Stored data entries

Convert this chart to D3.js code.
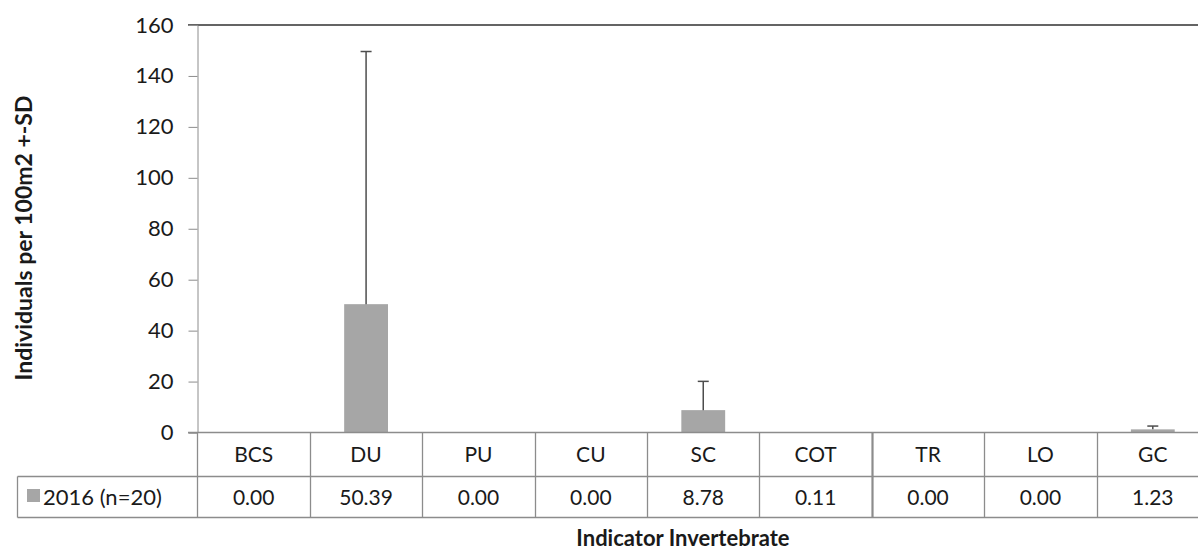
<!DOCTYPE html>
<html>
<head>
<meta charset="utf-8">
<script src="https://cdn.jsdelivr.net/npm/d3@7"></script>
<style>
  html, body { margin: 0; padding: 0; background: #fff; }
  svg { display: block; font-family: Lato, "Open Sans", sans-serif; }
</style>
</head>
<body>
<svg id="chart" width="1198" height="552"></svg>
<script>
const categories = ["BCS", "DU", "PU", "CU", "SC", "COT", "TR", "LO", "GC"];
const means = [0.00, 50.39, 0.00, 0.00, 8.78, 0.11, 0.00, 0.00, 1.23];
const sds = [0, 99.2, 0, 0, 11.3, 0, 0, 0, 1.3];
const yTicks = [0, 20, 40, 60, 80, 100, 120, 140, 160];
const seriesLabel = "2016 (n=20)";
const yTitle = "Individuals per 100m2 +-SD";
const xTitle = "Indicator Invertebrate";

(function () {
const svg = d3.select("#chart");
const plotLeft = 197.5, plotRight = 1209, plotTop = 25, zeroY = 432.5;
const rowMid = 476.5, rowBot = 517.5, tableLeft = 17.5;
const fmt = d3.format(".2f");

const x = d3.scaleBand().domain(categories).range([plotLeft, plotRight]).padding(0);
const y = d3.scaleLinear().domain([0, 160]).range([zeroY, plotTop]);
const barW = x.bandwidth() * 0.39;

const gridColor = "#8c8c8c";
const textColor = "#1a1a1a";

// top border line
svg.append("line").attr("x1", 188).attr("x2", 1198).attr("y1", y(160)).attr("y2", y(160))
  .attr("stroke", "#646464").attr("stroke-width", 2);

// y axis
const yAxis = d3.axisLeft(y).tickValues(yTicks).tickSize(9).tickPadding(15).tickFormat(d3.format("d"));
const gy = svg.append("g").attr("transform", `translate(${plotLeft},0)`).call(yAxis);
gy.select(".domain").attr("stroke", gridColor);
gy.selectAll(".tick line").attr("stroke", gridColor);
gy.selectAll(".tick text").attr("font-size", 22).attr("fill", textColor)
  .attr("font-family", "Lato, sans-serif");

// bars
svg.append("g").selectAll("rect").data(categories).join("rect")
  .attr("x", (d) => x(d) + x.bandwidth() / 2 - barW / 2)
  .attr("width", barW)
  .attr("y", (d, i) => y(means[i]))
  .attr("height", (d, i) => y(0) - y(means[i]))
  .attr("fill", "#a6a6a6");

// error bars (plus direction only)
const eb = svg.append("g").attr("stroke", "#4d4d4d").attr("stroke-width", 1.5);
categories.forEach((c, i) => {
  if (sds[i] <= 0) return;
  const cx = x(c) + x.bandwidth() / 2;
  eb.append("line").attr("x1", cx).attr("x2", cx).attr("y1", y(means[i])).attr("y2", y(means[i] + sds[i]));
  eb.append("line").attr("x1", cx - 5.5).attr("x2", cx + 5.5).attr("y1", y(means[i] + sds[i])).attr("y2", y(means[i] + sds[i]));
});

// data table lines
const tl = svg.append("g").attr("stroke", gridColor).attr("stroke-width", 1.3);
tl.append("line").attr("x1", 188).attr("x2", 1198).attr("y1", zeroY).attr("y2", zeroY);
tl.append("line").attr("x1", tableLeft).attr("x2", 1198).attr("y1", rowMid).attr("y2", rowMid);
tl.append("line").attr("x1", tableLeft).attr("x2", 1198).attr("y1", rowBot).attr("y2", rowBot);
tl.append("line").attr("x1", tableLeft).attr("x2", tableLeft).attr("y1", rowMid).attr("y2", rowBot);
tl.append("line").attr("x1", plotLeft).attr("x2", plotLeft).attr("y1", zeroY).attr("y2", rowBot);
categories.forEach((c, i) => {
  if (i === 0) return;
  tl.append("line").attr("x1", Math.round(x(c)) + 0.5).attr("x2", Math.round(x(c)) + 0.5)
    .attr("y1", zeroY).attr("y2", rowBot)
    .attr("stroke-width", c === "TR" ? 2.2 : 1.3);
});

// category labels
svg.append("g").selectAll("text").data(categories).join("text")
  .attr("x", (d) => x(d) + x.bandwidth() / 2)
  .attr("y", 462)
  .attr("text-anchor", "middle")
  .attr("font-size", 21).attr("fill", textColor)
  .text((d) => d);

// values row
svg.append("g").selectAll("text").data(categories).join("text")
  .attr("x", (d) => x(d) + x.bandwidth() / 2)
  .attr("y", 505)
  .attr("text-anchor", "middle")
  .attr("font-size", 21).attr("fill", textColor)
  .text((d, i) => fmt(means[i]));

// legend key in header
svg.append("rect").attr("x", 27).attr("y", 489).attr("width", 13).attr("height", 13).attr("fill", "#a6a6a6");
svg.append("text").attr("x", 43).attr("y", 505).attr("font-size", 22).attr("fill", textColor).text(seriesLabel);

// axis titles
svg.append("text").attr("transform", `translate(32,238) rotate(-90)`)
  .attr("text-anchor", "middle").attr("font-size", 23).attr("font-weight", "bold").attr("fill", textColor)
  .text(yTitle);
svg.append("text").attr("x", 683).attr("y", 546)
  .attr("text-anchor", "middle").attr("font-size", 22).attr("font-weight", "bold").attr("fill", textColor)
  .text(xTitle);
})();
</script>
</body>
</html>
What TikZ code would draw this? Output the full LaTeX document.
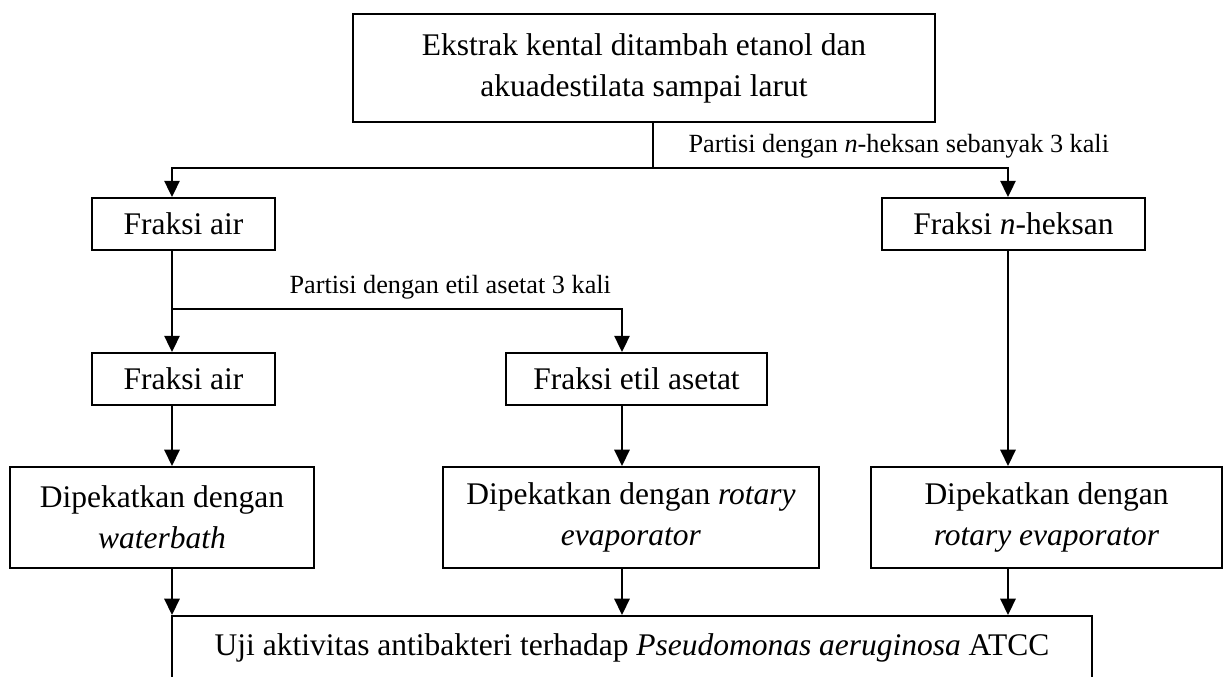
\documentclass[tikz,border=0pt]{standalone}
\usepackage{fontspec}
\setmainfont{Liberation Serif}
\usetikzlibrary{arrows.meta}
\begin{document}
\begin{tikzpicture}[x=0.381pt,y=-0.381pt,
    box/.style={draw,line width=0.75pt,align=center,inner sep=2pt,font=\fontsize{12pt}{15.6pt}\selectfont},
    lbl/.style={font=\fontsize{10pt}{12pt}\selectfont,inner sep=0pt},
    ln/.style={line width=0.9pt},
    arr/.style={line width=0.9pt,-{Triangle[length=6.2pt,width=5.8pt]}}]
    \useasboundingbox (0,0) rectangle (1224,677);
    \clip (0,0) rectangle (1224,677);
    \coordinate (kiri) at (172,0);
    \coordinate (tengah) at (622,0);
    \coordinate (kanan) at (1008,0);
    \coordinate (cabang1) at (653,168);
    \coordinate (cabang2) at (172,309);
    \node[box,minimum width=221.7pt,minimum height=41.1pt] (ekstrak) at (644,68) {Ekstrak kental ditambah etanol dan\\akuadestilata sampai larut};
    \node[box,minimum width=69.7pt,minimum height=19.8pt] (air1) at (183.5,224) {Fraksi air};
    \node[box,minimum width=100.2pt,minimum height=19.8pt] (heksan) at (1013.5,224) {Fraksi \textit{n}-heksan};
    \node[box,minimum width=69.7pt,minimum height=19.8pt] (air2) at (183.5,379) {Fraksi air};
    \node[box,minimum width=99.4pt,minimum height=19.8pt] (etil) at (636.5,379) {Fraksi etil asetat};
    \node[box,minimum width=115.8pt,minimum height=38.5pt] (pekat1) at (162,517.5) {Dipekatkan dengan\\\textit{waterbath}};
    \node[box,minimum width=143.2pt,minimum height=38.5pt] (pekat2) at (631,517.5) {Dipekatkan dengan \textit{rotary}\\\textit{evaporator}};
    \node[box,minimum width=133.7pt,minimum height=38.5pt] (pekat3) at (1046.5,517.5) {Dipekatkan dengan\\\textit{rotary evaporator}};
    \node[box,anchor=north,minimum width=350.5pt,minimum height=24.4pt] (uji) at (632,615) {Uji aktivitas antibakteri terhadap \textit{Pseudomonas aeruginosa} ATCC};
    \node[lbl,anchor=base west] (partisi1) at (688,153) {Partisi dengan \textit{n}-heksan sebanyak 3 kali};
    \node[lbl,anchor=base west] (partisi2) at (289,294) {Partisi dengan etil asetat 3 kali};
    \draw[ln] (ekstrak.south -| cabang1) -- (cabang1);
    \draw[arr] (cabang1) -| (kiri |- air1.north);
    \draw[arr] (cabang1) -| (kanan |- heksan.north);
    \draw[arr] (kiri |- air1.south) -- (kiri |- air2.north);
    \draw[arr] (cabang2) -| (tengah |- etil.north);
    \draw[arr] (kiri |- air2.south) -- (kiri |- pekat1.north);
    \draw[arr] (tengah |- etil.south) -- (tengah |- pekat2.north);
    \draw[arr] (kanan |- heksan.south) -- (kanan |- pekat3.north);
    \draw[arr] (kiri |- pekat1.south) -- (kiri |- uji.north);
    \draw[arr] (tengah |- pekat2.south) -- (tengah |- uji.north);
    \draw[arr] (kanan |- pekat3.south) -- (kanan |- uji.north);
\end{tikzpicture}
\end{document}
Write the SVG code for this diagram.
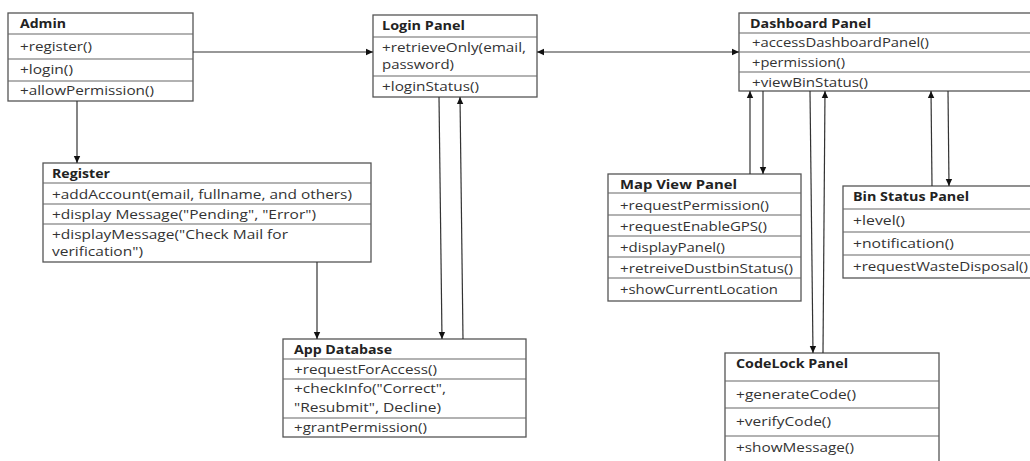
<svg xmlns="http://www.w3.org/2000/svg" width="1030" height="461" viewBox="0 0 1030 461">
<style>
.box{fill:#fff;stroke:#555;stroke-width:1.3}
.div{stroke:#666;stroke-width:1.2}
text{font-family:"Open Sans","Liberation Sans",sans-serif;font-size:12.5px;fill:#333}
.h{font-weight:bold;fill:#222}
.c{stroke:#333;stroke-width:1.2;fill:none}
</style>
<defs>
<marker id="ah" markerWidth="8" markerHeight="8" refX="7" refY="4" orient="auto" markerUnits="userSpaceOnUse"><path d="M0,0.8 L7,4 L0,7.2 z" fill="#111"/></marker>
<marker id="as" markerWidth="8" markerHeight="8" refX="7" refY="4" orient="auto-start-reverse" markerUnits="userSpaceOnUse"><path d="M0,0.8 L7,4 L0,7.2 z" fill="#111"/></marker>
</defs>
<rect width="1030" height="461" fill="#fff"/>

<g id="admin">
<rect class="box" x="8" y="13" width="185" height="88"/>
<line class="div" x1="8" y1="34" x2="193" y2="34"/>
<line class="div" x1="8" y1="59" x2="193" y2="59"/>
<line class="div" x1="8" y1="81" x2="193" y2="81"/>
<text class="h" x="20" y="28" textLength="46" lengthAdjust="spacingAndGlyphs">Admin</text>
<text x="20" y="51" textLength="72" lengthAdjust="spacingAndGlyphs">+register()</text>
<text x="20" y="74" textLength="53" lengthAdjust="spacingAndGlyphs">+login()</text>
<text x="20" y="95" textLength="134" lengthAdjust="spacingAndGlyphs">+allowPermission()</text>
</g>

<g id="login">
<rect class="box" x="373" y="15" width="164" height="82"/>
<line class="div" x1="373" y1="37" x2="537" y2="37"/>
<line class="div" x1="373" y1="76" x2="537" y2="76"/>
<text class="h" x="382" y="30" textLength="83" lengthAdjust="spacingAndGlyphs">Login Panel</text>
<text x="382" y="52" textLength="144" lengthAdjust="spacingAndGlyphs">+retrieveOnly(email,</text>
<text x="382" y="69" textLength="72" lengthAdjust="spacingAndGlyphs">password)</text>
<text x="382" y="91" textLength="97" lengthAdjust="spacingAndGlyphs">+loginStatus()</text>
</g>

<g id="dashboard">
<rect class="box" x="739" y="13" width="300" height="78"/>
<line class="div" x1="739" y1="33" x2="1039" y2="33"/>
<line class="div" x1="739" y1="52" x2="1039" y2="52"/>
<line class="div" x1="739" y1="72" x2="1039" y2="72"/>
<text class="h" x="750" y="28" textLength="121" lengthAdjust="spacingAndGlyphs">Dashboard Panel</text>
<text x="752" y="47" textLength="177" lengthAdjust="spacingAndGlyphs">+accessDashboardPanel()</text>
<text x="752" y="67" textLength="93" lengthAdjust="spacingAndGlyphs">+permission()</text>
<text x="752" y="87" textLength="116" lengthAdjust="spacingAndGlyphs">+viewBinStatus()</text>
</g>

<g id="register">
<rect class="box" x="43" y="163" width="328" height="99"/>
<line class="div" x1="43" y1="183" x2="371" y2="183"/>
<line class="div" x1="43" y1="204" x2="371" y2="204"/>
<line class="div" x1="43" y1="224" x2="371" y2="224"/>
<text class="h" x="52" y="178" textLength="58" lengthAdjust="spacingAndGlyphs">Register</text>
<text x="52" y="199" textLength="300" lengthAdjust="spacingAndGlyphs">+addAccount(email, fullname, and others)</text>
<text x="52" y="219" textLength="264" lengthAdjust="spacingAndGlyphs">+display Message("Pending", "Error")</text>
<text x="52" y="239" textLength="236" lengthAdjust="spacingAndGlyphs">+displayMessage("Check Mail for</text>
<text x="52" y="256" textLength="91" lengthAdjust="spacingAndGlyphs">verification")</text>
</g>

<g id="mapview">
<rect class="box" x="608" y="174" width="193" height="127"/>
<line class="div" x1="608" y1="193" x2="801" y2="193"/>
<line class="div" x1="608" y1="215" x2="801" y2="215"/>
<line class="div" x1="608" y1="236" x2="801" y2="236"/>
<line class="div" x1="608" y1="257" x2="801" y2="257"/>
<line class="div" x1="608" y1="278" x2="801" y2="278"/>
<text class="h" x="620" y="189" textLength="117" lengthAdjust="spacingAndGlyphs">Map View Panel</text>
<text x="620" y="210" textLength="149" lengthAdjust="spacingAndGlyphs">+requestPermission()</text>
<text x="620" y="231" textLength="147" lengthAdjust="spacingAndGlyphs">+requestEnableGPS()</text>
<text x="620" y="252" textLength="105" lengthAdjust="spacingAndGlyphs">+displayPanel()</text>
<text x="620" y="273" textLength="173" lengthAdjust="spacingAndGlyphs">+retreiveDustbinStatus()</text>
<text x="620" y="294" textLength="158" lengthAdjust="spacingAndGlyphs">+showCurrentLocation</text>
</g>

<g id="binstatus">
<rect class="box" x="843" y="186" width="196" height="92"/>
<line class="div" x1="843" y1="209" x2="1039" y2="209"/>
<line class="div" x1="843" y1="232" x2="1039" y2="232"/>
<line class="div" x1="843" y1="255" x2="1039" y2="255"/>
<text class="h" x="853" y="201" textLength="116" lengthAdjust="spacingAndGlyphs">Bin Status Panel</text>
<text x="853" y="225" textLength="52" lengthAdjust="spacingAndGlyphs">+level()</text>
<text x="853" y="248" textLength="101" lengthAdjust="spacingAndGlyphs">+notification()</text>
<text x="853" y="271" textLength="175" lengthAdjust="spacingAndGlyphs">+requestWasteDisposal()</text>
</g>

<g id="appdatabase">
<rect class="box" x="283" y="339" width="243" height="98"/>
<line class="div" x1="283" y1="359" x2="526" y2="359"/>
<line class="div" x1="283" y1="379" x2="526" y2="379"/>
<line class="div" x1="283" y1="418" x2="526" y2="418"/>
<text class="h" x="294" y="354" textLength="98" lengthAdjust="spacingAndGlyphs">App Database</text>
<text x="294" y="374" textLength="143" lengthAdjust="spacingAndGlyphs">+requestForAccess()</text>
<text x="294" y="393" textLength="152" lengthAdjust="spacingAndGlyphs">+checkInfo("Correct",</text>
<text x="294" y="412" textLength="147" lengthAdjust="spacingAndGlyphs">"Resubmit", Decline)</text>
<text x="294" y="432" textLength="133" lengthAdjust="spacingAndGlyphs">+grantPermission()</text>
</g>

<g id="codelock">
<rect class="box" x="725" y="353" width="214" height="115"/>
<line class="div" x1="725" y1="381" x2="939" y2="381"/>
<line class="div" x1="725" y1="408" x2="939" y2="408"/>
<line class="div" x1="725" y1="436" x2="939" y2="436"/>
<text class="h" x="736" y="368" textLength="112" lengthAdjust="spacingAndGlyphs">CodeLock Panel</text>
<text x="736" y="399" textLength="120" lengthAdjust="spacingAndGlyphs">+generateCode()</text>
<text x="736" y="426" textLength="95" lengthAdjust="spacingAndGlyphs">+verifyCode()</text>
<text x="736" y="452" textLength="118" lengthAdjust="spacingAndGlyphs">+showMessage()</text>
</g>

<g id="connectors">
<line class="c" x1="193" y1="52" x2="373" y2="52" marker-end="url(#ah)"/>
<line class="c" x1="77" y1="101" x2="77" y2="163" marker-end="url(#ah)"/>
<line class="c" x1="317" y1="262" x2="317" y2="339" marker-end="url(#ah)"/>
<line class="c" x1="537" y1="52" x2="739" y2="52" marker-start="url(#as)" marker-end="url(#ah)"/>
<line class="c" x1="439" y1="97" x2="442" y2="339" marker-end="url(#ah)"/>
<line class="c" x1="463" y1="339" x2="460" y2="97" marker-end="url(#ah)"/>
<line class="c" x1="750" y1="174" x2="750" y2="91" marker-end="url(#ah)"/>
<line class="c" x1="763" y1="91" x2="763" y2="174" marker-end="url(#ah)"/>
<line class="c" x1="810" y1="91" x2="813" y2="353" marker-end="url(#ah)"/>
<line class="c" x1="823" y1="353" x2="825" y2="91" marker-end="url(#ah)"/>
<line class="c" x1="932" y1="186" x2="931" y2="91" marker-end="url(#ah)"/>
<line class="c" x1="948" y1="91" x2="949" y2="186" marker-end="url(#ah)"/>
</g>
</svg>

GIVEN TASK
Search the entries for the word "this" and gather every line where it appears.

WRITTEN ANSWER
Convert this chart to D3.js code.
What TikZ code would draw this? Output the full LaTeX document.
Write the SVG code for this diagram.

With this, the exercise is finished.